Written task: From the listing that follows, output everything exactly except the pictures.

Data provided:
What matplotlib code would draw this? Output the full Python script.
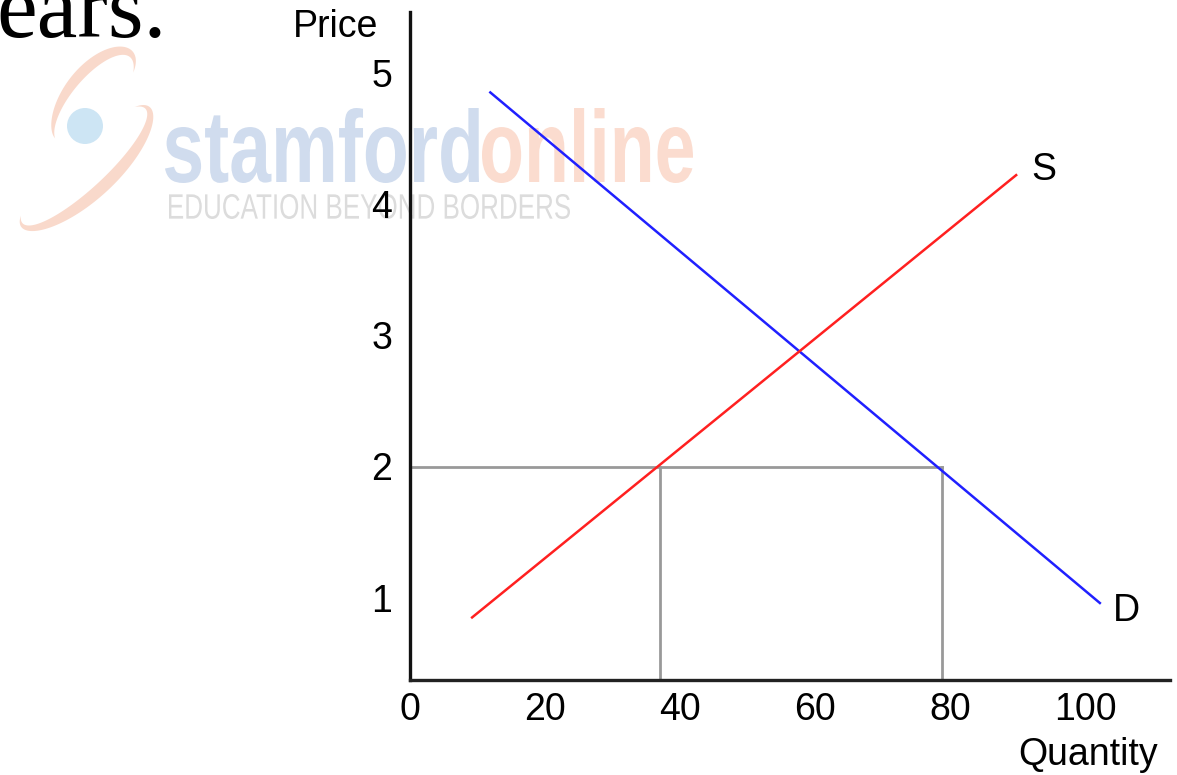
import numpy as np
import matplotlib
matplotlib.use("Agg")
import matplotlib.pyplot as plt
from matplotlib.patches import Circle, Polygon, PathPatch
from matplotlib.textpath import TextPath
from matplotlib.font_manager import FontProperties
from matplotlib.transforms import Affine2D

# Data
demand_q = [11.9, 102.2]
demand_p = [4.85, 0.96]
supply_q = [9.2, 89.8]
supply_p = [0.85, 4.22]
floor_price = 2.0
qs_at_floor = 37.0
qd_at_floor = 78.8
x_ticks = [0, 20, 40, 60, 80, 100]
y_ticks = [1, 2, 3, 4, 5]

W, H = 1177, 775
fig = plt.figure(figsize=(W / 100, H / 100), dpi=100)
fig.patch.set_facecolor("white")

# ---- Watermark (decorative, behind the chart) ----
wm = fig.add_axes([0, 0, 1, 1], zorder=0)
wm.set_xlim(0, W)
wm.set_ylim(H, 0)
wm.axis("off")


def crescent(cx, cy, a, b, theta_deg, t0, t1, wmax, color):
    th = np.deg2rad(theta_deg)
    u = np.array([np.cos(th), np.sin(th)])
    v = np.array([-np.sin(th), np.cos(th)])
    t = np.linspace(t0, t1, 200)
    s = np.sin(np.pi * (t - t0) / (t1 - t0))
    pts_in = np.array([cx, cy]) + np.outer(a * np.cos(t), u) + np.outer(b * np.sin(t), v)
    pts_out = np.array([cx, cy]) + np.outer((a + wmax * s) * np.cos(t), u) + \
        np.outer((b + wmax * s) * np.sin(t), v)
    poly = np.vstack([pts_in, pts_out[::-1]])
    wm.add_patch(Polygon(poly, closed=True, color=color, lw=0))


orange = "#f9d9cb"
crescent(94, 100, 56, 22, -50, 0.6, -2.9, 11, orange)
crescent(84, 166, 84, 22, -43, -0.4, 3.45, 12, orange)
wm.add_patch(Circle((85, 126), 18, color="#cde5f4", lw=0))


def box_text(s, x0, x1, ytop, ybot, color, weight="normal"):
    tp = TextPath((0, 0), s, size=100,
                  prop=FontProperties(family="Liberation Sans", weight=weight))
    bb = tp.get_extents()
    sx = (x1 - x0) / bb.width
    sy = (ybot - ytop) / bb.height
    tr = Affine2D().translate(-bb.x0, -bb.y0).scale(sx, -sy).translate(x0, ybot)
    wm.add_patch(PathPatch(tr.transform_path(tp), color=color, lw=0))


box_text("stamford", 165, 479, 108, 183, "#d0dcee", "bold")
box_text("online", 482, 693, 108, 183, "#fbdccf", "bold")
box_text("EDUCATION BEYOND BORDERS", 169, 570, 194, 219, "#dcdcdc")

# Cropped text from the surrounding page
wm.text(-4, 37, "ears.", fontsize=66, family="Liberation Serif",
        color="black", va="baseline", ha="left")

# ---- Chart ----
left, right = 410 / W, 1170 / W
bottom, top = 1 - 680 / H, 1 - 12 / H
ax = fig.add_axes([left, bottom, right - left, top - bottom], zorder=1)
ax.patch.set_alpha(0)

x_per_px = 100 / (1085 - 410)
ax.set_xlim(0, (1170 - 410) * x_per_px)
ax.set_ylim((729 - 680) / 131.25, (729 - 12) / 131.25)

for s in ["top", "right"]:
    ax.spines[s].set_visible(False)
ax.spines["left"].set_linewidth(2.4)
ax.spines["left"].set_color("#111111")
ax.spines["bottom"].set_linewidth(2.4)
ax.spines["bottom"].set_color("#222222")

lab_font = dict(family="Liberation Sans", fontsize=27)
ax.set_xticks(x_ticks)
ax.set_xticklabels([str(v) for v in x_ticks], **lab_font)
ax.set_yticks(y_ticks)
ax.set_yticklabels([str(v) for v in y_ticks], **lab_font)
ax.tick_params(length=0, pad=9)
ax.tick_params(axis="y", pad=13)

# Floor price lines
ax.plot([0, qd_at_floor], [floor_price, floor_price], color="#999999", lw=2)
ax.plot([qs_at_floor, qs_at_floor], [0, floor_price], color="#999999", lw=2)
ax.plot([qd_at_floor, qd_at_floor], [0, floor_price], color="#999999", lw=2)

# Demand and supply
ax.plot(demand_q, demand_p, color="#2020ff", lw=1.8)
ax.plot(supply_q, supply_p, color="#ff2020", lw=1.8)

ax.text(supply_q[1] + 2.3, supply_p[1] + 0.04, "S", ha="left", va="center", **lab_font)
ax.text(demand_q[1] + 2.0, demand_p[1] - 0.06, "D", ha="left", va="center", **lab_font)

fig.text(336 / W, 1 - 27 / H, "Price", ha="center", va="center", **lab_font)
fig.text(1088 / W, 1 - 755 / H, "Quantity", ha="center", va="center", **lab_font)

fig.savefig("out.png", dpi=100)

Complete answer:
What matplotlib code would draw this? Output the full Python script.
import numpy as np
import matplotlib
matplotlib.use("Agg")
import matplotlib.pyplot as plt
from matplotlib.patches import Circle, Polygon, PathPatch
from matplotlib.textpath import TextPath
from matplotlib.font_manager import FontProperties
from matplotlib.transforms import Affine2D

# Data
demand_q = [11.9, 102.2]
demand_p = [4.85, 0.96]
supply_q = [9.2, 89.8]
supply_p = [0.85, 4.22]
floor_price = 2.0
qs_at_floor = 37.0
qd_at_floor = 78.8
x_ticks = [0, 20, 40, 60, 80, 100]
y_ticks = [1, 2, 3, 4, 5]

W, H = 1177, 775
fig = plt.figure(figsize=(W / 100, H / 100), dpi=100)
fig.patch.set_facecolor("white")

# ---- Watermark (decorative, behind the chart) ----
wm = fig.add_axes([0, 0, 1, 1], zorder=0)
wm.set_xlim(0, W)
wm.set_ylim(H, 0)
wm.axis("off")


def crescent(cx, cy, a, b, theta_deg, t0, t1, wmax, color):
    th = np.deg2rad(theta_deg)
    u = np.array([np.cos(th), np.sin(th)])
    v = np.array([-np.sin(th), np.cos(th)])
    t = np.linspace(t0, t1, 200)
    s = np.sin(np.pi * (t - t0) / (t1 - t0))
    pts_in = np.array([cx, cy]) + np.outer(a * np.cos(t), u) + np.outer(b * np.sin(t), v)
    pts_out = np.array([cx, cy]) + np.outer((a + wmax * s) * np.cos(t), u) + \
        np.outer((b + wmax * s) * np.sin(t), v)
    poly = np.vstack([pts_in, pts_out[::-1]])
    wm.add_patch(Polygon(poly, closed=True, color=color, lw=0))


orange = "#f9d9cb"
crescent(94, 100, 56, 22, -50, 0.6, -2.9, 11, orange)
crescent(84, 166, 84, 22, -43, -0.4, 3.45, 12, orange)
wm.add_patch(Circle((85, 126), 18, color="#cde5f4", lw=0))


def box_text(s, x0, x1, ytop, ybot, color, weight="normal"):
    tp = TextPath((0, 0), s, size=100,
                  prop=FontProperties(family="Liberation Sans", weight=weight))
    bb = tp.get_extents()
    sx = (x1 - x0) / bb.width
    sy = (ybot - ytop) / bb.height
    tr = Affine2D().translate(-bb.x0, -bb.y0).scale(sx, -sy).translate(x0, ybot)
    wm.add_patch(PathPatch(tr.transform_path(tp), color=color, lw=0))


box_text("stamford", 165, 479, 108, 183, "#d0dcee", "bold")
box_text("online", 482, 693, 108, 183, "#fbdccf", "bold")
box_text("EDUCATION BEYOND BORDERS", 169, 570, 194, 219, "#dcdcdc")

# Cropped text from the surrounding page
wm.text(-4, 37, "ears.", fontsize=66, family="Liberation Serif",
        color="black", va="baseline", ha="left")

# ---- Chart ----
left, right = 410 / W, 1170 / W
bottom, top = 1 - 680 / H, 1 - 12 / H
ax = fig.add_axes([left, bottom, right - left, top - bottom], zorder=1)
ax.patch.set_alpha(0)

x_per_px = 100 / (1085 - 410)
ax.set_xlim(0, (1170 - 410) * x_per_px)
ax.set_ylim((729 - 680) / 131.25, (729 - 12) / 131.25)

for s in ["top", "right"]:
    ax.spines[s].set_visible(False)
ax.spines["left"].set_linewidth(2.4)
ax.spines["left"].set_color("#111111")
ax.spines["bottom"].set_linewidth(2.4)
ax.spines["bottom"].set_color("#222222")

lab_font = dict(family="Liberation Sans", fontsize=27)
ax.set_xticks(x_ticks)
ax.set_xticklabels([str(v) for v in x_ticks], **lab_font)
ax.set_yticks(y_ticks)
ax.set_yticklabels([str(v) for v in y_ticks], **lab_font)
ax.tick_params(length=0, pad=9)
ax.tick_params(axis="y", pad=13)

# Floor price lines
ax.plot([0, qd_at_floor], [floor_price, floor_price], color="#999999", lw=2)
ax.plot([qs_at_floor, qs_at_floor], [0, floor_price], color="#999999", lw=2)
ax.plot([qd_at_floor, qd_at_floor], [0, floor_price], color="#999999", lw=2)

# Demand and supply
ax.plot(demand_q, demand_p, color="#2020ff", lw=1.8)
ax.plot(supply_q, supply_p, color="#ff2020", lw=1.8)

ax.text(supply_q[1] + 2.3, supply_p[1] + 0.04, "S", ha="left", va="center", **lab_font)
ax.text(demand_q[1] + 2.0, demand_p[1] - 0.06, "D", ha="left", va="center", **lab_font)

fig.text(336 / W, 1 - 27 / H, "Price", ha="center", va="center", **lab_font)
fig.text(1088 / W, 1 - 755 / H, "Quantity", ha="center", va="center", **lab_font)

fig.savefig("out.png", dpi=100)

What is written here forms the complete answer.